- [Prompt]
Extract the lines of the material below, beginning with the first and ending with the line that holds "100, 120, 140];". Skip every picture.

- [Data lines]
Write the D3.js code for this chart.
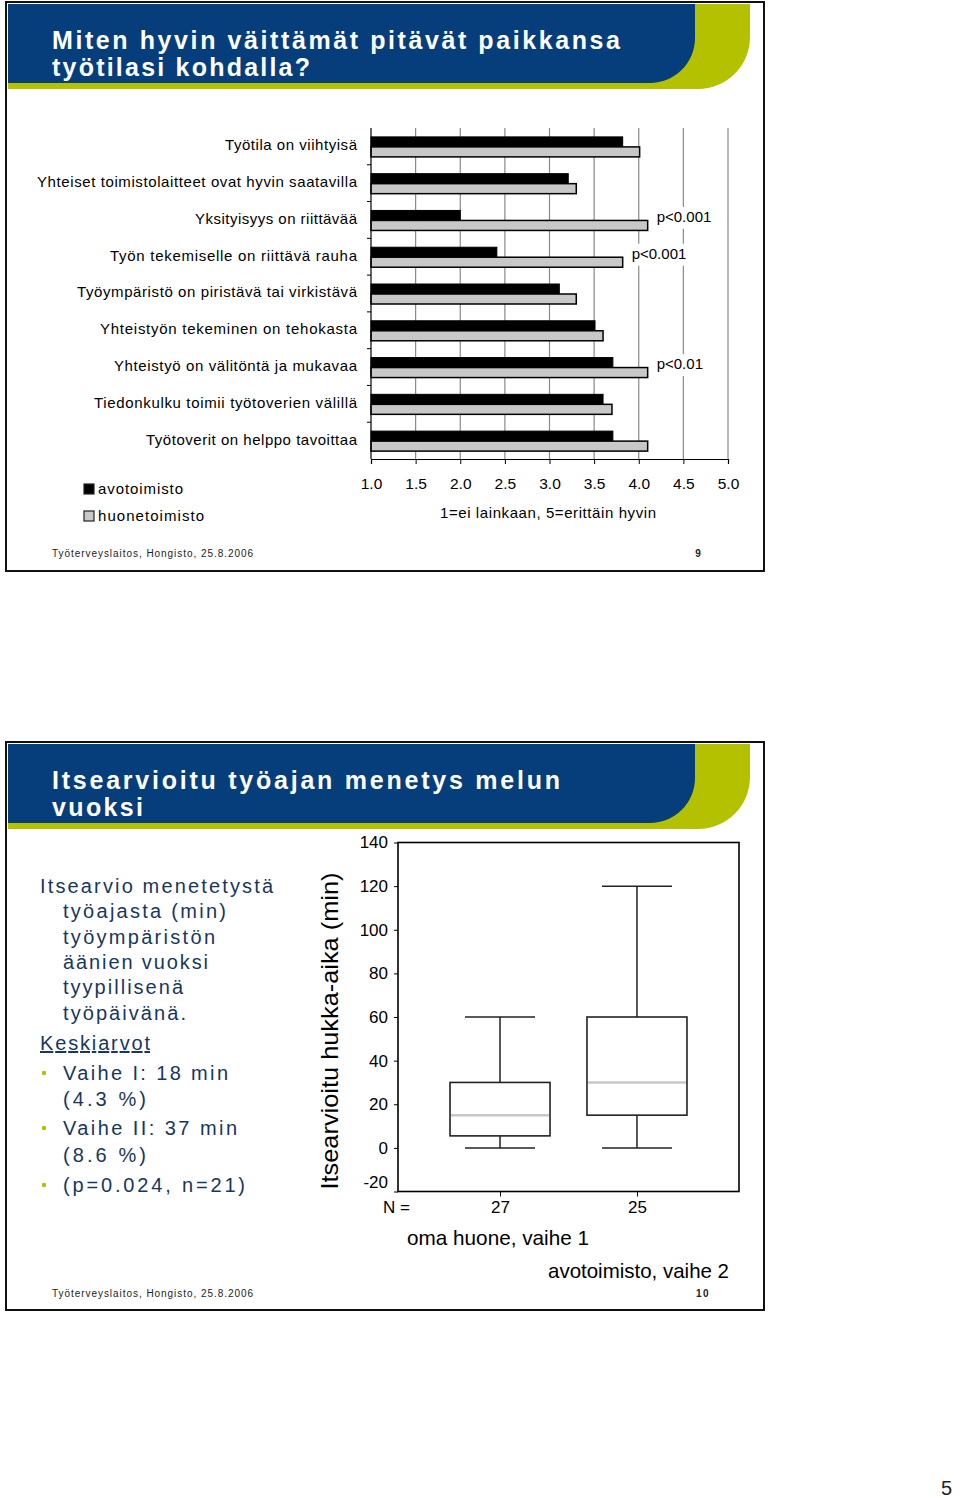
<!DOCTYPE html>
<html><head><meta charset="utf-8">
<script src="https://cdn.jsdelivr.net/npm/d3@7"></script>
<style>
html,body{margin:0;padding:0;background:#fff;}
svg{display:block;font-family:"Liberation Sans",Arial,sans-serif;}
</style></head>
<body>
<svg id="c" width="960" height="1498"></svg>
<script>
// ---------- DATA ----------
const categories = [
  "Työtila on viihtyisä",
  "Yhteiset toimistolaitteet ovat hyvin saatavilla",
  "Yksityisyys on riittävää",
  "Työn tekemiselle on riittävä rauha",
  "Työympäristö on piristävä tai virkistävä",
  "Yhteistyön tekeminen on tehokasta",
  "Yhteistyö on välitöntä ja mukavaa",
  "Tiedonkulku toimii työtoverien välillä",
  "Työtoverit on helppo tavoittaa"
];
const categoryWidths = [132, 320, 162, 247, 280, 257, 243, 263, 211];
const avotoimisto   = [3.82, 3.21, 2.00, 2.41, 3.11, 3.51, 3.71, 3.60, 3.71];
const huonetoimisto = [4.01, 3.30, 4.10, 3.82, 3.30, 3.60, 4.10, 3.70, 4.10];
const pLabels = [null, null, "p<0.001", "p<0.001", null, null, "p<0.01", null, null];
const barTicks = [1.0, 1.5, 2.0, 2.5, 3.0, 3.5, 4.0, 4.5, 5.0];
const seriesNames = ["avotoimisto", "huonetoimisto"];

const boxGroups = ["oma huone, vaihe 1", "avotoimisto, vaihe 2"];
const boxN      = [27, 25];
const boxMin    = [0, 0];
const boxQ1     = [5.5, 15];
const boxMedian = [15, 30];
const boxQ3     = [30, 60];
const boxMax    = [60, 120];
const boxTicks  = [-20, 0, 20, 40, 60, 80, 100, 120, 140];

const titles1 = ["Miten hyvin väittämät pitävät paikkansa", "työtilasi kohdalla?"];
const titles2 = ["Itsearvioitu työajan menetys melun", "vuoksi"];
const footerText = "Työterveyslaitos, Hongisto, 25.8.2006";
const leftText = [
  {t:"Itsearvio menetetystä", ind:0, w:233},
  {t:"työajasta (min)", ind:1, w:163},
  {t:"työympäristön", ind:1, w:152},
  {t:"äänien vuoksi", ind:1, w:145},
  {t:"tyypillisenä", ind:1, w:120},
  {t:"työpäivänä.", ind:1, w:123},
  {t:"Keskiarvot", ind:0, w:110, u:true},
  {t:"Vaihe I: 18 min", ind:1, w:165, b:true},
  {t:"(4.3 %)", ind:1, w:83},
  {t:"Vaihe II: 37 min", ind:1, w:174, b:true},
  {t:"(8.6 %)", ind:1, w:83},
  {t:"(p=0.024, n=21)", ind:1, w:182, b:true}
];

// ---------- STYLE ----------
const BLUE = "#063e7c", LIME = "#b4c100", NAVY = "#17375f";
const NARROW = "'Liberation Sans Narrow','Arial Narrow','Liberation Sans',Arial,sans-serif";
const svg = d3.select("#c");
svg.append("rect").attr("width",960).attr("height",1498).attr("fill","#fff");

function slide(top, titleLines, titleWidths, num) {
  const g = svg.append("g").attr("transform", `translate(0,${top})`);
  g.append("path").attr("fill", LIME)
    .attr("d", "M8,4 H750 V37 A52,52 0 0 1 698,89 H8 Z");
  g.append("path").attr("fill", BLUE)
    .attr("d", "M8,4 H695 V38 A45,45 0 0 1 650,83 H8 Z");
  titleLines.forEach((t,i) => {
    g.append("text").attr("x",52).attr("y",49 + i*27)
      .attr("fill","#fff").attr("font-weight","bold").attr("font-size",25)
      .attr("font-family", NARROW)
      .attr("textLength", titleWidths[i]).attr("lengthAdjust","spacing")
      .text(t);
  });
  g.append("rect").attr("x",6).attr("y",2).attr("width",758).attr("height",569 - (top>0?1:0))
    .attr("fill","none").attr("stroke","#111").attr("stroke-width",2);
  g.append("text").attr("x",52).attr("y",557).attr("font-size",10).attr("fill","#222")
    .attr("textLength",201).attr("lengthAdjust","spacing").text(footerText);
  g.append("text").attr("x", num < 10 ? 698 : 703).attr("y",557).attr("font-size",10)
    .attr("font-weight","bold").attr("text-anchor","middle").attr("fill","#222")
    .attr("letter-spacing", num < 10 ? 0 : 1.5).text(num);
  return g;
}

slide(0, titles1, [568, 258], 9);
slide(740, titles2, [508, 91], 10);

// ---------- BAR CHART ----------
const x = d3.scaleLinear().domain([1,5]).range([371,728]);
const y = d3.scaleBand().domain(categories).range([128,459]).padding(0);
const bh = 10;
const bc = svg.append("g");

// gridlines
bc.selectAll("line.grid").data(barTicks.slice(1)).join("line")
  .attr("x1", d=>x(d)).attr("x2", d=>x(d)).attr("y1",128).attr("y2",459)
  .attr("stroke","#8a8a8a").attr("stroke-width",1.2);

// p label backgrounds + texts
const pl = categories.map((c,i)=>({c, v:huonetoimisto[i], p:pLabels[i]})).filter(d=>d.p);
bc.selectAll("rect.pbg").data(pl).join("rect")
  .attr("x", d=>x(d.v)+6).attr("y", d=>y(d.c)+y.bandwidth()/2-13)
  .attr("width",66).attr("height",22).attr("fill","#fff");
bc.selectAll("text.p").data(pl).join("text")
  .attr("x", d=>x(d.v)+9).attr("y", d=>y(d.c)+y.bandwidth()/2-2)
  .attr("dominant-baseline","middle").attr("font-size",15).attr("fill","#000")
  .text(d=>d.p);

// bars
bc.selectAll("rect.a").data(avotoimisto).join("rect")
  .attr("x", x(1)).attr("y",(d,i)=>y(categories[i])+y.bandwidth()/2-bh+0.5)
  .attr("width", d=>x(d)-x(1)).attr("height",bh)
  .attr("fill","#000").attr("stroke","#000").attr("stroke-width",1);
bc.selectAll("rect.h").data(huonetoimisto).join("rect")
  .attr("x", x(1)).attr("y",(d,i)=>y(categories[i])+y.bandwidth()/2+0.5)
  .attr("width", d=>x(d)-x(1)).attr("height",bh)
  .attr("fill","#c8c8c8").attr("stroke","#000").attr("stroke-width",1.5);

// left axis
const yAxis = bc.append("g").attr("transform","translate(371,0)");
yAxis.append("line").attr("y1",128).attr("y2",459).attr("stroke","#000").attr("stroke-width",1.2);
yAxis.selectAll("line.t").data(categories.slice(1)).join("line")
  .attr("x1",-4).attr("x2",0).attr("y1",d=>y(d)).attr("y2",d=>y(d)).attr("stroke","#000");
bc.selectAll("text.cat").data(categories).join("text")
  .attr("x",357).attr("y",d=>y(d)+y.bandwidth()/2)
  .attr("dominant-baseline","middle").attr("text-anchor","end")
  .attr("font-size",15).attr("fill","#000")
  .attr("textLength",(d,i)=>categoryWidths[i]).attr("lengthAdjust","spacing")
  .text(d=>d);

// bottom axis
const xAxis = d3.axisBottom(x).tickValues(barTicks).tickFormat(d3.format(".1f")).tickSize(5).tickPadding(14);
const xg = bc.append("g").attr("transform","translate(0,459)").call(xAxis);
xg.select(".domain").attr("stroke","#000").attr("stroke-width",1.2);
xg.selectAll("text").attr("font-size",15.5).attr("font-family","Liberation Sans, Arial, sans-serif").attr("fill","#000");
bc.append("text").attr("x",548).attr("y",518).attr("text-anchor","middle")
  .attr("font-size",15).attr("textLength",216).attr("lengthAdjust","spacing")
  .text("1=ei lainkaan, 5=erittäin hyvin");

// legend
const lg = bc.selectAll("g.lg").data(seriesNames).join("g")
  .attr("transform",(d,i)=>`translate(84,${484 + i*27})`);
lg.append("rect").attr("width",10).attr("height",10)
  .attr("fill",(d,i)=> i===0 ? "#000" : "#c8c8c8").attr("stroke","#222").attr("stroke-width",1.2);
lg.append("text").attr("x",14).attr("y",6).attr("dominant-baseline","middle")
  .attr("font-size",15).attr("textLength",(d,i)=> i===0 ? 85 : 106).attr("lengthAdjust","spacing")
  .text(d=>d);

// ---------- BOX PLOT ----------
const by = d3.scaleLinear().domain([-20,140]).range([1191.5,842.5]);
const bx = d3.scalePoint().domain(boxGroups).range([398,739]).padding(0.745);
const bp = svg.append("g");
const boxW = 100, capW = 70;

bp.append("rect").attr("x",398).attr("y",842.5).attr("width",341).attr("height",349)
  .attr("fill","none").attr("stroke","#000").attr("stroke-width",1.6);

const yAx = d3.axisLeft(by).tickValues(boxTicks).tickFormat(d=>String(d)).tickSize(4).tickPadding(6);
const yag = bp.append("g").attr("transform","translate(398,0)").call(yAx);
yag.select(".domain").remove();
yag.selectAll("text").attr("font-size",17).attr("font-family","Liberation Sans, Arial, sans-serif").attr("fill","#000")
  .attr("dy", d => d === boxTicks[0] ? "-0.25em" : "0.32em");

const xAx = d3.axisBottom(bx).tickSize(5).tickFormat((d,i)=>boxN[i]).tickPadding(4);
const xag = bp.append("g").attr("transform","translate(0,1191.5)").call(xAx);
xag.select(".domain").remove();
xag.selectAll("text").attr("font-size",17).attr("font-family","Liberation Sans, Arial, sans-serif").attr("fill","#000");
bp.append("text").attr("x",383).attr("y",1213).attr("font-size",17).text("N =");

const boxes = bp.selectAll("g.box").data(boxGroups).join("g");
boxes.append("line").attr("x1",d=>bx(d)).attr("x2",d=>bx(d))
  .attr("y1",(d,i)=>by(boxMax[i])).attr("y2",(d,i)=>by(boxMin[i]))
  .attr("stroke","#222").attr("stroke-width",1.5);
boxes.append("line").attr("x1",d=>bx(d)-capW/2).attr("x2",d=>bx(d)+capW/2)
  .attr("y1",(d,i)=>by(boxMax[i])).attr("y2",(d,i)=>by(boxMax[i]))
  .attr("stroke","#222").attr("stroke-width",1.5);
boxes.append("line").attr("x1",d=>bx(d)-capW/2).attr("x2",d=>bx(d)+capW/2)
  .attr("y1",(d,i)=>by(boxMin[i])).attr("y2",(d,i)=>by(boxMin[i]))
  .attr("stroke","#222").attr("stroke-width",1.5);
boxes.append("rect").attr("x",d=>bx(d)-boxW/2).attr("width",boxW)
  .attr("y",(d,i)=>by(boxQ3[i])).attr("height",(d,i)=>by(boxQ1[i])-by(boxQ3[i]))
  .attr("fill","#fff").attr("stroke","#222").attr("stroke-width",1.6);
boxes.append("line").attr("x1",d=>bx(d)-boxW/2+1).attr("x2",d=>bx(d)+boxW/2-1)
  .attr("y1",(d,i)=>by(boxMedian[i])).attr("y2",(d,i)=>by(boxMedian[i]))
  .attr("stroke","#c8c8c8").attr("stroke-width",2.5);

// group names
bp.append("text").attr("x",407).attr("y",1245).attr("font-size",21)
  .attr("textLength",182).attr("lengthAdjust","spacingAndGlyphs").text(boxGroups[0]);
bp.append("text").attr("x",729).attr("y",1278).attr("font-size",21).attr("text-anchor","end")
  .attr("textLength",181).attr("lengthAdjust","spacingAndGlyphs").text(boxGroups[1]);

// y title
bp.append("text").attr("transform","translate(338,1031) rotate(-90)")
  .attr("text-anchor","middle").attr("font-size",24)
  .attr("textLength",317).attr("lengthAdjust","spacingAndGlyphs")
  .text("Itsearvioitu hukka-aika (min)");

// left text block
const baselines = [893, 918, 944, 969, 994, 1020, 1050, 1080, 1106, 1135, 1162, 1192];
leftText.forEach((d,i) => {
  const xx = d.ind ? 63 : 40;
  bp.append("text").attr("x",xx).attr("y",baselines[i]).attr("font-size",20)
    .attr("fill",NAVY).attr("textLength",d.w).attr("lengthAdjust","spacing")
    .attr("text-decoration", d.u ? "underline" : null).text(d.t);
  if (d.b) bp.append("circle").attr("cx",44).attr("cy",baselines[i]-7).attr("r",2.2).attr("fill",LIME);
});

// page number
svg.append("text").attr("x",941).attr("y",1495).attr("font-size",20).attr("fill","#222").text("5");
</script>
</body></html>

- [Task result]
Write the D3.js code for this chart.
<!DOCTYPE html>
<html><head><meta charset="utf-8">
<script src="https://cdn.jsdelivr.net/npm/d3@7"></script>
<style>
html,body{margin:0;padding:0;background:#fff;}
svg{display:block;font-family:"Liberation Sans",Arial,sans-serif;}
</style></head>
<body>
<svg id="c" width="960" height="1498"></svg>
<script>
// ---------- DATA ----------
const categories = [
  "Työtila on viihtyisä",
  "Yhteiset toimistolaitteet ovat hyvin saatavilla",
  "Yksityisyys on riittävää",
  "Työn tekemiselle on riittävä rauha",
  "Työympäristö on piristävä tai virkistävä",
  "Yhteistyön tekeminen on tehokasta",
  "Yhteistyö on välitöntä ja mukavaa",
  "Tiedonkulku toimii työtoverien välillä",
  "Työtoverit on helppo tavoittaa"
];
const categoryWidths = [132, 320, 162, 247, 280, 257, 243, 263, 211];
const avotoimisto   = [3.82, 3.21, 2.00, 2.41, 3.11, 3.51, 3.71, 3.60, 3.71];
const huonetoimisto = [4.01, 3.30, 4.10, 3.82, 3.30, 3.60, 4.10, 3.70, 4.10];
const pLabels = [null, null, "p<0.001", "p<0.001", null, null, "p<0.01", null, null];
const barTicks = [1.0, 1.5, 2.0, 2.5, 3.0, 3.5, 4.0, 4.5, 5.0];
const seriesNames = ["avotoimisto", "huonetoimisto"];

const boxGroups = ["oma huone, vaihe 1", "avotoimisto, vaihe 2"];
const boxN      = [27, 25];
const boxMin    = [0, 0];
const boxQ1     = [5.5, 15];
const boxMedian = [15, 30];
const boxQ3     = [30, 60];
const boxMax    = [60, 120];
const boxTicks  = [-20, 0, 20, 40, 60, 80, 100, 120, 140];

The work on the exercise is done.